» Task description
Retype the lines beneath this one, from the first through the line containing "(title) at (327,18)". Pictures are left out.

--- begin Provided data ---

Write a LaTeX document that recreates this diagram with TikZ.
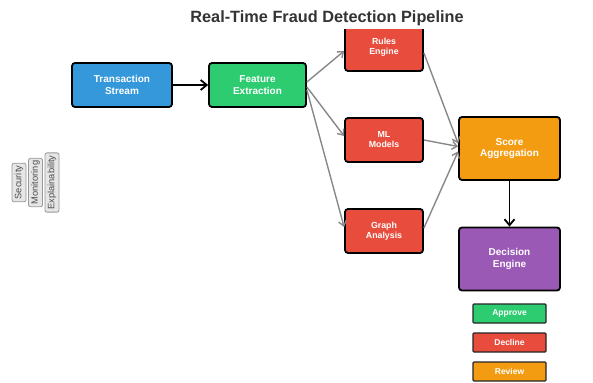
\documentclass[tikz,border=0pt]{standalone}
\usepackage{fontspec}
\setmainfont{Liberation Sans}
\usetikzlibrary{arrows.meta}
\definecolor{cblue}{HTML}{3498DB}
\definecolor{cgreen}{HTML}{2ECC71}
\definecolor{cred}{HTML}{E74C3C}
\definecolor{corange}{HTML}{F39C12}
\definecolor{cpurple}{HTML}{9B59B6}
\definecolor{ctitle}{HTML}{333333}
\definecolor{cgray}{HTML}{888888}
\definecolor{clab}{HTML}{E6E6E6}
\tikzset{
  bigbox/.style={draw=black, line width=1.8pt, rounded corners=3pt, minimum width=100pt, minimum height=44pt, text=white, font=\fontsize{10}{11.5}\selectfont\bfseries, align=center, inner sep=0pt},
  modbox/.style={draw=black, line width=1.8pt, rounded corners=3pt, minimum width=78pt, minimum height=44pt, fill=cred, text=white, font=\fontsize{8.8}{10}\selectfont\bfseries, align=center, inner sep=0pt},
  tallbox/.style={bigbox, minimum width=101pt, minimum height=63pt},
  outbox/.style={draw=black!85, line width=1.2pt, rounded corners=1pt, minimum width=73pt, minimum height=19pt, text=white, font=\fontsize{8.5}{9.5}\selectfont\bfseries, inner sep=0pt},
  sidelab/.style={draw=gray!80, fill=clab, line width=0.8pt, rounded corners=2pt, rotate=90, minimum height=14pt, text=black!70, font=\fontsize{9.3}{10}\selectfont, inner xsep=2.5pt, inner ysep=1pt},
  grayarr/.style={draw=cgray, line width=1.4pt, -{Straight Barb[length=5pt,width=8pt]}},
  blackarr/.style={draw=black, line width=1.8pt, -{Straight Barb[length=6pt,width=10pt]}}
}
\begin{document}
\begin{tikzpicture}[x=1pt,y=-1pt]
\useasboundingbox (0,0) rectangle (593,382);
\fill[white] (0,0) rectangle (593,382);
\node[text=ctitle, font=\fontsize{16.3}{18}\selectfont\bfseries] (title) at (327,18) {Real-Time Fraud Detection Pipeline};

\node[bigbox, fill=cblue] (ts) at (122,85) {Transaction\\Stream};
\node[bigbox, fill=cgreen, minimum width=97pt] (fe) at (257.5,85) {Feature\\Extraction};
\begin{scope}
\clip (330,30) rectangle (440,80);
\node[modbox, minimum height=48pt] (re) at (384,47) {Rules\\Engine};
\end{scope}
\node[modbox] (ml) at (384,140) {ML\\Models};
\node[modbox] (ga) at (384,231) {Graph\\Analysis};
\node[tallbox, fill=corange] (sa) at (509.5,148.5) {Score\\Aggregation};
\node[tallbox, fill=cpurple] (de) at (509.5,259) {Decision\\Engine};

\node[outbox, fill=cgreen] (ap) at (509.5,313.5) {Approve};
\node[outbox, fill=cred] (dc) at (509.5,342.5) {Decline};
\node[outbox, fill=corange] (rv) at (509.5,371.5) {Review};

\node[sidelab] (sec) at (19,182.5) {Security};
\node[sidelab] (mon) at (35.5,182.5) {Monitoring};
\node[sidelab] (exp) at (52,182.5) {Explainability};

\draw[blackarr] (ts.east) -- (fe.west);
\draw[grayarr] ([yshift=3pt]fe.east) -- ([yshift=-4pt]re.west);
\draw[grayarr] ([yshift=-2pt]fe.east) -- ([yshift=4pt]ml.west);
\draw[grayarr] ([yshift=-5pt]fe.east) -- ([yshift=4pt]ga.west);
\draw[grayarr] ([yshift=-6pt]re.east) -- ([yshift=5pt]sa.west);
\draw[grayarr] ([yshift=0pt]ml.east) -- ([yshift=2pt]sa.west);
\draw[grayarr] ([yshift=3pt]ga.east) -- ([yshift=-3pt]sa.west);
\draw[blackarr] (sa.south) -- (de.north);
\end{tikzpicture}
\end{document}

--- end Provided data ---

» Finished task
Write a LaTeX document that recreates this diagram with TikZ.
\documentclass[tikz,border=0pt]{standalone}
\usepackage{fontspec}
\setmainfont{Liberation Sans}
\usetikzlibrary{arrows.meta}
\definecolor{cblue}{HTML}{3498DB}
\definecolor{cgreen}{HTML}{2ECC71}
\definecolor{cred}{HTML}{E74C3C}
\definecolor{corange}{HTML}{F39C12}
\definecolor{cpurple}{HTML}{9B59B6}
\definecolor{ctitle}{HTML}{333333}
\definecolor{cgray}{HTML}{888888}
\definecolor{clab}{HTML}{E6E6E6}
\tikzset{
  bigbox/.style={draw=black, line width=1.8pt, rounded corners=3pt, minimum width=100pt, minimum height=44pt, text=white, font=\fontsize{10}{11.5}\selectfont\bfseries, align=center, inner sep=0pt},
  modbox/.style={draw=black, line width=1.8pt, rounded corners=3pt, minimum width=78pt, minimum height=44pt, fill=cred, text=white, font=\fontsize{8.8}{10}\selectfont\bfseries, align=center, inner sep=0pt},
  tallbox/.style={bigbox, minimum width=101pt, minimum height=63pt},
  outbox/.style={draw=black!85, line width=1.2pt, rounded corners=1pt, minimum width=73pt, minimum height=19pt, text=white, font=\fontsize{8.5}{9.5}\selectfont\bfseries, inner sep=0pt},
  sidelab/.style={draw=gray!80, fill=clab, line width=0.8pt, rounded corners=2pt, rotate=90, minimum height=14pt, text=black!70, font=\fontsize{9.3}{10}\selectfont, inner xsep=2.5pt, inner ysep=1pt},
  grayarr/.style={draw=cgray, line width=1.4pt, -{Straight Barb[length=5pt,width=8pt]}},
  blackarr/.style={draw=black, line width=1.8pt, -{Straight Barb[length=6pt,width=10pt]}}
}
\begin{document}
\begin{tikzpicture}[x=1pt,y=-1pt]
\useasboundingbox (0,0) rectangle (593,382);
\fill[white] (0,0) rectangle (593,382);
\node[text=ctitle, font=\fontsize{16.3}{18}\selectfont\bfseries] (title) at (327,18) {Real-Time Fraud Detection Pipeline};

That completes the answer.